GHG Protocol adds NF3 to reporting guidelines: What is it and why does it matter?

The GHG Protocol comes with many questions. Do you know how to handle it?

The GHG Protocol tool is one of the most widely used methods to identify, quantify, and manage greenhouse gas emissions. Used by governments and the commercial sector the GHG Protocol provides an accepted accounting methodology for emissions calculations. At Carbon Clear we regularly select the methodology for calculating our clients’ emission footprints. If you measure your organisation’s footprint, you may well use it too. 

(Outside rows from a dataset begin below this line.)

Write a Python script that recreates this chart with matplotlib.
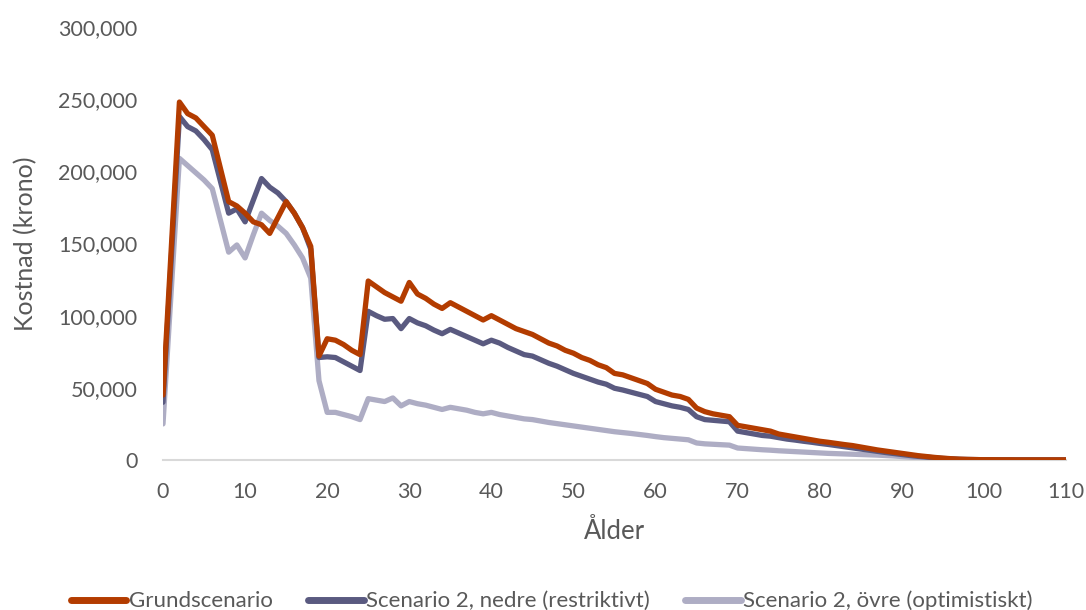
import matplotlib
matplotlib.use("Agg")
import matplotlib.pyplot as plt
from matplotlib.ticker import FuncFormatter
import numpy as np

ages = list(range(0, 111))

grund = [45, 146, 248, 240, 237, 231, 225, 202, 179, 176,
         171, 165, 163, 157, 168, 179, 171, 161, 148, 72,
         84, 83, 80, 76, 73, 124, 120, 116, 113, 110,
         123, 115, 112, 108, 105, 109, 106, 103, 100, 97,
         100, 97, 94, 91, 89, 87, 84, 81, 79, 76,
         74, 71, 69, 66, 64, 60, 59, 57, 55, 53,
         49, 47, 45, 44, 42, 36, 33.5, 32, 31, 30,
         24, 23, 22, 21, 20, 18, 17, 16, 15, 14,
         13, 12.3, 11.5, 10.7, 10, 9, 8, 7, 6.2, 5.4,
         4.6, 3.8, 3, 2.4, 1.8, 1.3, 0.9, 0.6, 0.4, 0.3,
         0.2, 0.2, 0.15, 0.15, 0.1, 0.1, 0.1, 0.1, 0.1, 0.1, 0.1]

nedre = [40, 139, 238, 231, 228, 222, 215, 193, 171, 174,
         165, 180, 195, 189, 185, 179, 171, 161, 146, 71,
         71.5, 71, 68, 65, 62, 103, 100, 97.5, 98, 91,
         98, 95, 93, 90, 87.5, 90.5, 88, 85.5, 83, 80.5,
         83, 81, 78, 75.5, 73, 72, 69.5, 67, 65, 62.5,
         60, 58, 56, 54, 52.5, 49.7, 48.5, 47, 45.5, 44,
         40.5, 39, 37.5, 36.5, 35, 30, 28, 27.5, 27, 26.5,
         20, 19, 18, 17, 16.5, 15.5, 14.5, 13.8, 13, 12.3,
         11.5, 10.8, 10, 9.2, 8.4, 7.6, 6.8, 6, 5.2, 4.5,
         3.8, 3.1, 2.5, 2, 1.5, 1.1, 0.8, 0.5, 0.4, 0.3,
         0.2, 0.2, 0.15, 0.15, 0.1, 0.1, 0.1, 0.1, 0.1, 0.1, 0.1]

ovre = [25, 117, 209, 204, 199, 194, 188, 166, 144, 149,
        140, 156, 171, 166, 162, 157, 149, 140, 126, 55,
        33, 33, 31.5, 30, 28, 42.5, 41.5, 40.5, 43, 37.5,
        40.5, 39, 38, 36.5, 35, 36.5, 35.5, 34.5, 33, 32,
        33, 31.5, 30.5, 29.5, 28.5, 28, 27, 26, 25.2, 24.4,
        23.6, 22.8, 22, 21.2, 20.4, 19.6, 19, 18.4, 17.7, 17,
        16.2, 15.5, 15, 14.5, 14, 11.8, 11.2, 10.9, 10.6, 10.3,
        8.3, 7.9, 7.5, 7.1, 6.8, 6.4, 6.1, 5.8, 5.5, 5.2,
        4.9, 4.6, 4.4, 4.2, 4, 3.8, 3.6, 3.4, 3.1, 2.8,
        2.4, 2, 1.6, 1.2, 0.9, 0.6, 0.4, 0.3, 0.2, 0.2,
        0.1, 0.1, 0.1, 0.1, 0.1, 0.1, 0.1, 0.1, 0.1, 0.1, 0.1]

labels = ["Grundscenario", "Scenario 2, nedre (restriktivt)", "Scenario 2, övre (optimistiskt)"]
colors = ["#B33C00", "#5A5A80", "#AEADC4"]
xticks = list(range(0, 111, 10))
yticks = list(range(0, 300001, 50000))

plt.rcParams['font.family'] = ['Lato', 'DejaVu Sans']
text_color = "#595959"

fig = plt.figure(figsize=(10.86, 6.10), dpi=100)
ax = fig.add_axes([163/1086, 150/610, 903/1086, 433/610])

series = [grund, nedre, ovre]
z = [3, 2, 1]
for s, lab, c, zz in zip(series, labels, colors, z):
    ax.plot(ages, np.array(s) * 1000, color=c, lw=3.8, label=lab, zorder=zz,
            solid_joinstyle='round', solid_capstyle='round')

ax.set_xlim(0, 110)
ax.set_ylim(0, 300000)
ax.set_xticks(xticks)
ax.set_yticks(yticks)
ax.yaxis.set_major_formatter(FuncFormatter(lambda v, p: f"{int(v):,}"))
ax.tick_params(axis='both', length=0, labelsize=15.5, colors=text_color)
ax.tick_params(axis='y', pad=18.5)
ax.tick_params(axis='x', pad=16)
for sp in ['top', 'right', 'left']:
    ax.spines[sp].set_visible(False)
ax.spines['bottom'].set_color("#D9D9D9")
ax.spines['bottom'].set_linewidth(1.5)
ax.spines['bottom'].set_zorder(0)

ax.set_xlabel("Ålder", fontsize=18.5, color=text_color, labelpad=12)
ax.set_ylabel("Kostnad (krono)", fontsize=18, color=text_color, labelpad=15)

leg = fig.legend(loc='lower center', bbox_to_anchor=(0.508, -0.035), ncol=3, frameon=False,
                 fontsize=16, handlelength=2.5, handletextpad=0.1, columnspacing=1.6)
for t in leg.get_texts():
    t.set_color(text_color)
for h in leg.get_lines():
    h.set_linewidth(5)

fig.savefig("out.png", dpi=100, facecolor="white")
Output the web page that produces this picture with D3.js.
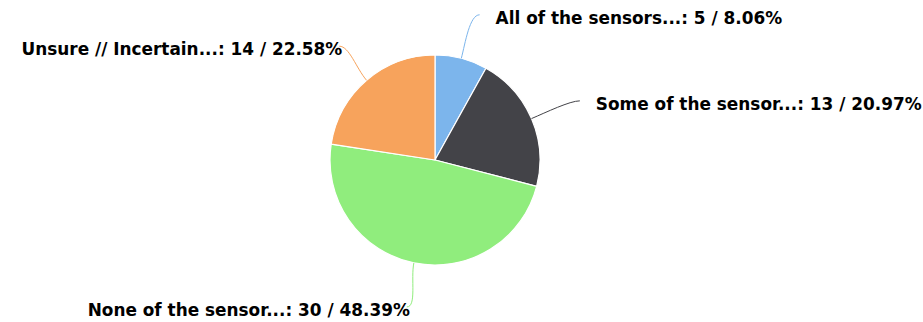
<!DOCTYPE html>
<html><head><meta charset="utf-8">
<script src="https://cdn.jsdelivr.net/npm/d3@7/dist/d3.min.js"></script>
<style>body{margin:0;background:#fff}svg{display:block}</style>
</head><body>
<svg id="c" width="923" height="322"></svg>
<script>
const categories = ["All of the sensors...", "Some of the sensor...", "None of the sensor...", "Unsure // Incertain..."];
const values = [5, 13, 30, 14];
const colors = ["#7cb5ec", "#434348", "#90ed7d", "#f7a35c"];

const W = 923, H = 322, cx = 435, cy = 160, r = 105, Rl = 150;
const svg = d3.select("#c");
const total = d3.sum(values);
const data = categories.map((c, i) => ({name: c, value: values[i], color: colors[i]}));
const pie = d3.pie().value(d => d.value).sort(null);
const arcs = pie(data);
const arc = d3.arc().innerRadius(0).outerRadius(r);
const g = svg.append("g").attr("transform", `translate(${cx},${cy})`);

g.selectAll("path.slice").data(arcs).enter().append("path")
  .attr("class", "slice")
  .attr("d", arc)
  .attr("fill", d => d.data.color)
  .attr("stroke", "#fff").attr("stroke-width", 1.2).attr("stroke-linejoin", "round");

const pt = (a, rad) => [rad * Math.sin(a), -rad * Math.cos(a)];

arcs.forEach(d => {
  const a = (d.startAngle + d.endAngle) / 2;
  const e = pt(a, r);
  const b = pt(a, r + 16);
  const an = pt(a, Rl);
  const right = an[0] >= 0;
  const endX = right ? an[0] + 7 : an[0] + 2;
  const dir = right ? 1 : -1;
  g.append("path")
    .attr("d", `M${e[0]},${e[1]} C${b[0]},${b[1]} ${endX - dir * 10},${an[1]} ${endX},${an[1]}`)
    .attr("fill", "none").attr("stroke", d.data.color).attr("stroke-width", 1);
  const pct = (d.data.value / total * 100).toFixed(2);
  g.append("text")
    .attr("x", right ? an[0] + 23 : an[0] + 5)
    .attr("y", an[1] + 3)
    .attr("dy", "0.36em")
    .attr("text-anchor", right ? "start" : "end")
    .attr("font-family", "DejaVu Sans, Verdana, sans-serif")
    .attr("font-weight", "bold")
    .attr("font-size", 16.9)
    .attr("fill", "#000")
    .text(`${d.data.name}: ${d.data.value} / ${pct}%`);
});
</script>
</body></html>
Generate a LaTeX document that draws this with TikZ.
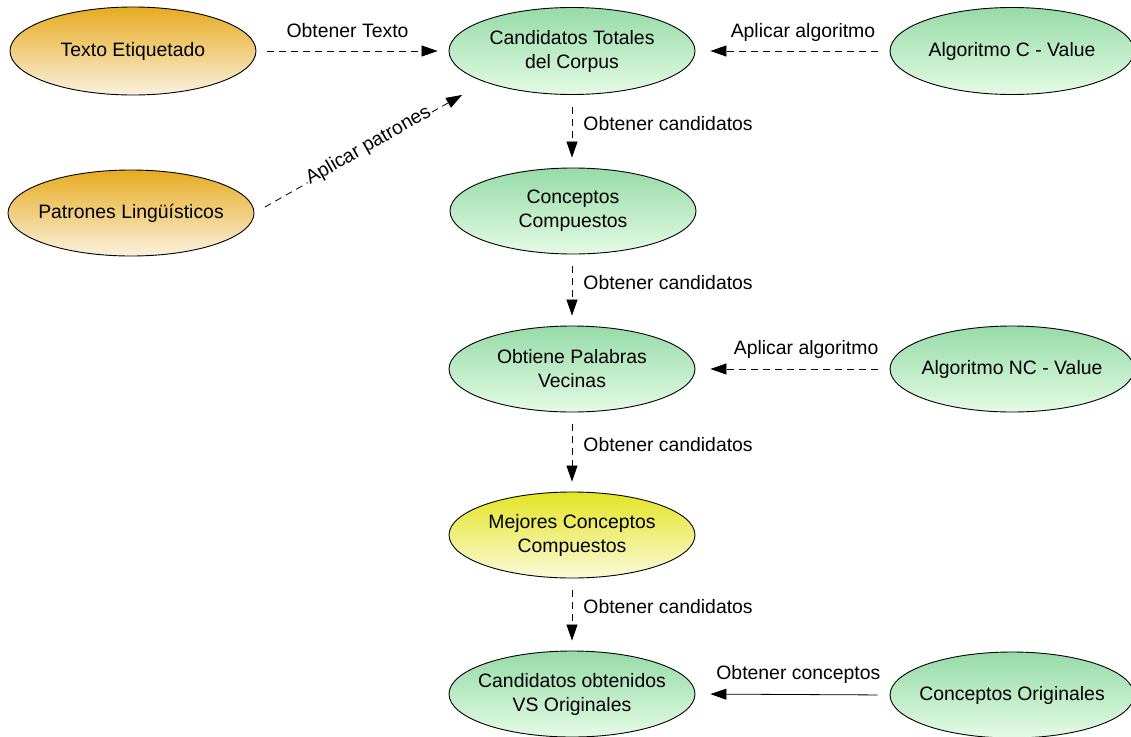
\documentclass[tikz,border=0pt]{standalone}
\usepackage{fontspec}
\setmainfont{Liberation Sans}
\usetikzlibrary{shapes.geometric,arrows.meta}

\definecolor{greentop}{RGB}{150,219,168}
\definecolor{greenbot}{RGB}{228,251,228}
\definecolor{orangetop}{RGB}{231,171,33}
\definecolor{orangebot}{RGB}{250,241,222}
\definecolor{yellowtop}{RGB}{228,228,36}
\definecolor{yellowbot}{RGB}{250,250,218}

\tikzset{
  concept/.style={ellipse, draw=black, line width=0.9pt,
    inner xsep=-60pt, inner ysep=-20pt,
    minimum width=246pt, minimum height=86pt, align=center,
    font=\fontsize{19.4pt}{24pt}\selectfont},
  greenbox/.style={concept, top color=greentop, bottom color=greenbot},
  orangebox/.style={concept, top color=orangetop, bottom color=orangebot},
  yellowbox/.style={concept, top color=yellowtop, bottom color=yellowbot},
  flow/.style={line width=0.8pt, -{Triangle[length=16pt,width=11pt]}},
  dflow/.style={flow, dash pattern=on 7pt off 5pt},
  lbl/.style={font=\fontsize{19.4pt}{24pt}\selectfont, inner sep=0pt}
}

\begin{document}
\begin{tikzpicture}[x=1pt,y=-1pt]
  \fill[white] (0,0) rectangle (1131,736);
  \useasboundingbox (0,0) rectangle (1131,736);

  % sources on the left
  \node[orangebox, minimum height=88pt] (te) at (133,51) {Texto Etiquetado};
  \node[orangebox] (pl) at (131,213) {Patrones Lingüísticos};

  % main column
  \node[greenbox, minimum height=87pt] (ct) at (572,51) {Candidatos Totales\\del Corpus};
  \node[greenbox] (cc) at (573,211) {Conceptos\\Compuestos};
  \node[greenbox] (pv) at (572,369) {Obtiene Palabras\\Vecinas};
  \node[yellowbox] (mc) at (572,535) {Mejores Conceptos\\Compuestos};
  \node[greenbox] (co) at (572,694) {Candidatos obtenidos\\VS Originales};

  % algorithms and references on the right
  \node[greenbox, minimum width=244pt, minimum height=87pt] (cv) at (1012,51) {Algoritmo C - Value};
  \node[greenbox, minimum width=244pt] (nc) at (1012,369) {Algoritmo NC - Value};
  \node[greenbox, minimum width=244pt] (or) at (1012,695) {Conceptos Originales};

  % horizontal connectors
  \draw[dflow, shorten <=11pt, shorten >=11pt] (te) -- (ct)
    node[lbl, pos=0.474, anchor=base, yshift=14pt] {Obtener Texto};
  \draw[dflow, shorten <=12pt, shorten >=15pt] (cv) -- (ct)
    node[lbl, pos=0.446, anchor=base, yshift=14pt] {Aplicar algoritmo};
  \draw[dflow, shorten <=12pt, shorten >=15pt] (nc) -- (pv)
    node[lbl, pos=0.43, anchor=base, yshift=15pt] {Aplicar algoritmo};
  \draw[flow, shorten <=12pt, shorten >=15pt] (or.west) -- (co.east)
    node[lbl, pos=0.47, anchor=base, yshift=15pt] {Obtener conceptos};

  % slanted connector
  \draw[dflow, shorten <=12pt, shorten >=26pt] (pl.east) -- (ct.south west)
    node[lbl, pos=0.5, sloped, anchor=center, yshift=2pt, fill=white, inner xsep=1pt] {Aplicar patrones};

  % vertical connectors
  \draw[dflow, shorten <=12pt, shorten >=10pt] (ct.south) -- (cc.north -| ct.south)
    node[lbl, pos=0.49, anchor=base west, xshift=11pt] {Obtener candidatos};
  \draw[dflow, shorten <=12pt, shorten >=10pt] (cc.south -| pv.north) -- (pv.north)
    node[lbl, pos=0.49, anchor=base west, xshift=11pt] {Obtener candidatos};
  \draw[dflow, shorten <=12pt, shorten >=10pt] (pv.south) -- (mc.north)
    node[lbl, pos=0.49, anchor=base west, xshift=11pt] {Obtener candidatos};
  \draw[dflow, shorten <=12pt, shorten >=10pt] (mc.south) -- (co.north)
    node[lbl, pos=0.49, anchor=base west, xshift=11pt] {Obtener candidatos};
\end{tikzpicture}
\end{document}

The Protocol has been amended to include the chemical Nitrogen Trifluoride (NF3). NF3 is an inorganic chemical that is used in plasma etching of silicon wafers and a small number of related high-tech industrial processes. Although often broken down in production, NF3 can be released in the manufacturing of:

  • Semiconductors.
  • LCD panels.
  • Some solar panels.
  • Chemical lasers.

In the past 15 years, silicon chips have become embedded in a vast number of devices: computers, phones, vehicles, and appliances.  At the same time, the falling price of renewable energy technologies and government incentives like the Feed-in Tariff have led to an explosion in the number of solar panels installed around the world. Increased production of these goods means that there is inevitably a higher release of NF3.

Until recently it has not been possible to measure NF3 in the atmosphere and scientists assumed that the release of NF3 in industrial processes was negligible. However, new methods of atmospheric testing have resulted in the conclusion that levels of NF3 in the atmosphere are actually much higher than previously believed. This is important as NF3 is a particularly potent greenhouse gas which is 17,200 times more powerful than carbon dioxide in trapping atmospheric heat over a 100-year time span.

The GHG Protocol reporting guidelines now include NF3 in the accounting methodology under the Corporate Standard, Value Chain (Scope 3) Standard, and Product Standard, reflecting the inclusion of NF3 in the second Kyoto compliance period beginning in 2012.  If your company manufactures products that emit NF3 or the products are made in your value chain, they must be accounted for in future carbon footprints to ensure compliance with GHG Protocol standards.